06 August 2017
The United States’ decision to charge Hambali in connection with the 2002 Bali bombings, following its blacklisting of an Indonesian group linked to Al-Qaeda, signals a new security focus of the Trump administration in South-east Asia.
This comes as the U.S. prepares for a different terrorist landscape in the region, which will be shaped by the eventual collapse of the Islamic State in Iraq and Syria (ISIS) in the Middle East, say analysts.
Hambali, whose real name is Riduan Isamuddin, is a former Al- Qaeda operative and a leader of the Jemaah Islamiah (JI). The 53-year- old Indonesian, nabbed in Bangkok in 2003 for masterminding the JI-led Bali blasts that killed 202, has been detained in Guantanamo Bay since 2006 without charge.
It was reported in June that a U.S. war court has charged him in connection with the Bali bombings as well as the 2003 bombing of the JW Marriott hotel in Jakarta.

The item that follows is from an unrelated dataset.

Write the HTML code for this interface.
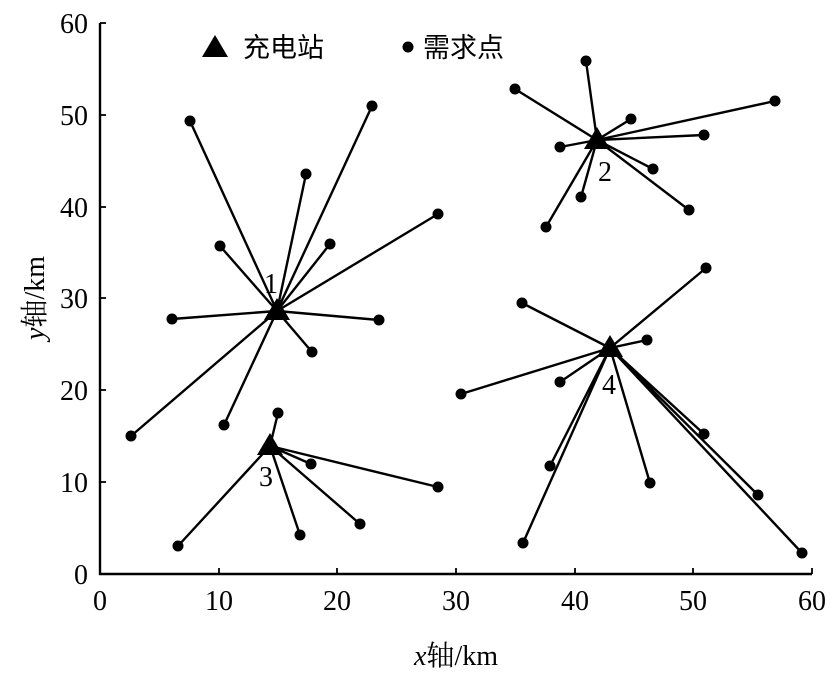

Just days earlier on June 12, the U.S. State Department declared the Majelis Mujahidin Indonesia (MMI) “Specially Designated Global Terrorists”.
Even though the MMI had tried to rebrand itself as a peaceful organisation, in reality, it is one of Indonesia’s most active Islamic groups to challenge the existing secular political order with the aim of establishing an Islamic state, according to Professor Bilveer Singh, an adjunct senior fellow at the Centre of Excellence for National Security, a research unit of the S. Rajaratnam School of International Studies.